A second haulier in as many weeks has been punished at a public inquiry for using an AdBlue emulation device.
TC for the West of England Kevin Rooney ruled that Patrick McNally, transport manager Western-Super-Mare-based Mactrans, has forfeit his good repute and would be disqualified for 12 months.
The action follows the revocation last week by another TC, Nick Denton, of the licence of Stoke haulier Rapid Response Deliveries after one of its vehicles was found with an emulation device.
The most recent inquiry, at Bristol, was told that Mactrans had used a device to defeat a vehicle’s emission control systems and as a result NoX emissions were approximately doubled.
Rooney said: “NoX emissions are considered currently to reduce life expectancy by, on average, five months.
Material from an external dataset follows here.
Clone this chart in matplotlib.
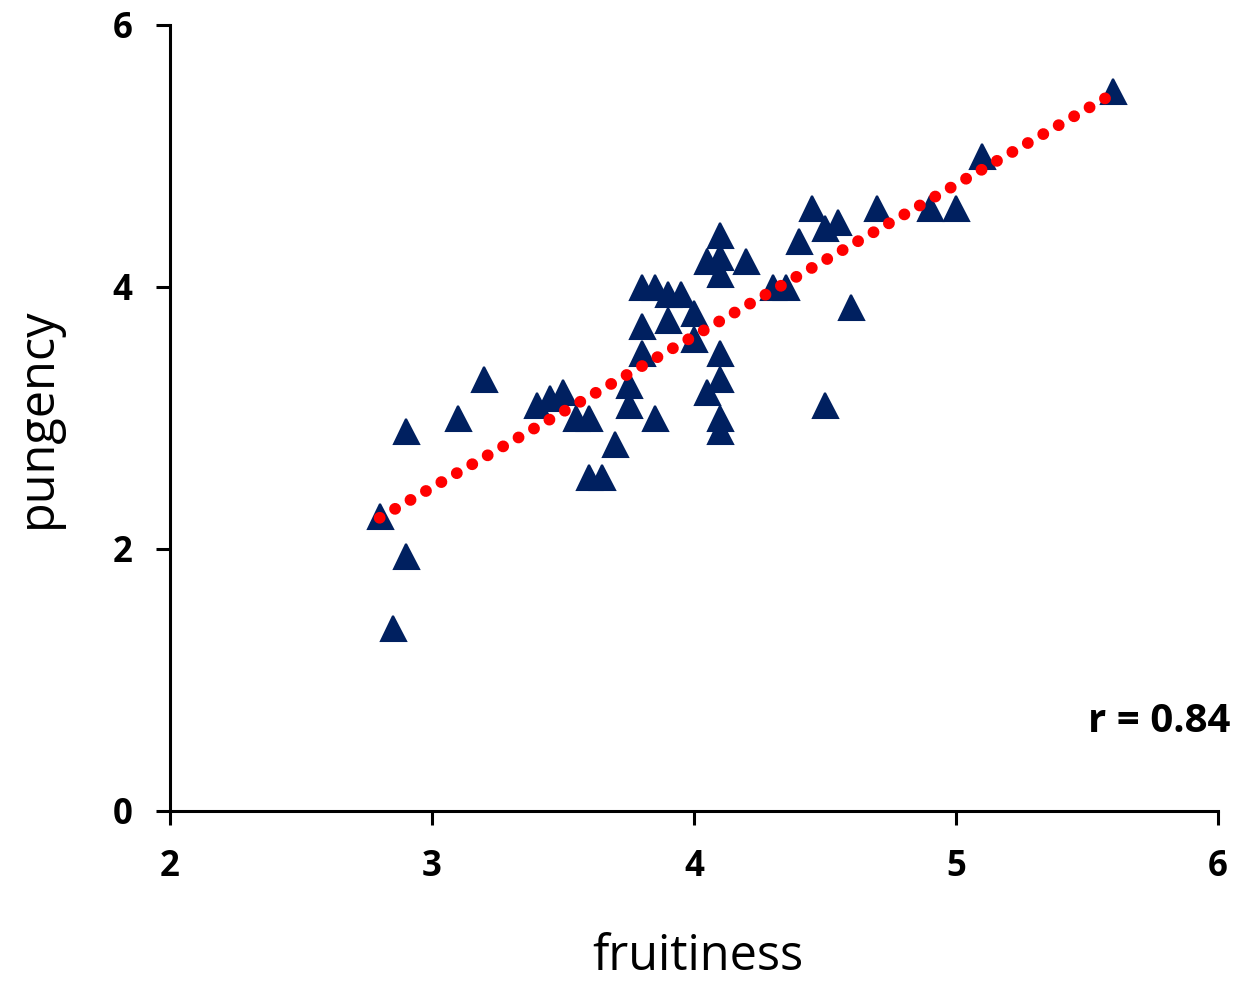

Emission controls from heavy duty diesel engines are a central part of the UK’s and Europe’s public health strategy. Circumventing emission controls is a serious matter.”
However, the inquiry heard that since the emulation device was found on the Mactrans vehicle a follow up investigation found generally good maintenance systems.
One area of concern was brake testing but the TC said he was told, and accepted, that the “situation has moved on”.
Rooney added: “This was a generally compliant operator who has made a very serious mistake. I consider the fitting of the emulator as equivalent, for example, to using a magnet to interrupt a tachograph. Each is an act of fraud. Each can kill, one just does it more violently and quickly than the other.
"For that reason the generally compliant operation cannot counterbalance this serious event and regulatory action is necessary.”
The TC was particularly critical of Patrick McNally, whom he said appeared to have delegated much of his role as transport manager to office manager Lynette Emery.
The TC added: “I was unimpressed with his [Patrick McNally’s] description of his drivers hours management systems. It was he who researched the fitting of the defeat device.”
Rooney said that he would have expected the transport manager to take legal advice or contact the enforcement agency before interfering with vehicle systems.
In addition to his measures against Patrick McNally, the TC suspended Mactrans O-licence for 14 consecutive days from 14 February.
A variation application made by the company to increase the number of vehicles on its licence was also refused.
This followed automatically because the disqualification of the existing transport manager means there is a failure to satisfy professional competence requirements.
The operator has a grace period of 3 months to specify a new transport manager and the TC indicated that he would probably be prepared to extend that to either Lynette Emery or proprietor Louis McNally, who would need to take their CPC qualification.
The DVSA found one in 12 operators it stopped between August and November last year using emission fraud devices.
It said the stop searches had been so succesful that it will be introducing new search locations in the UK this spring.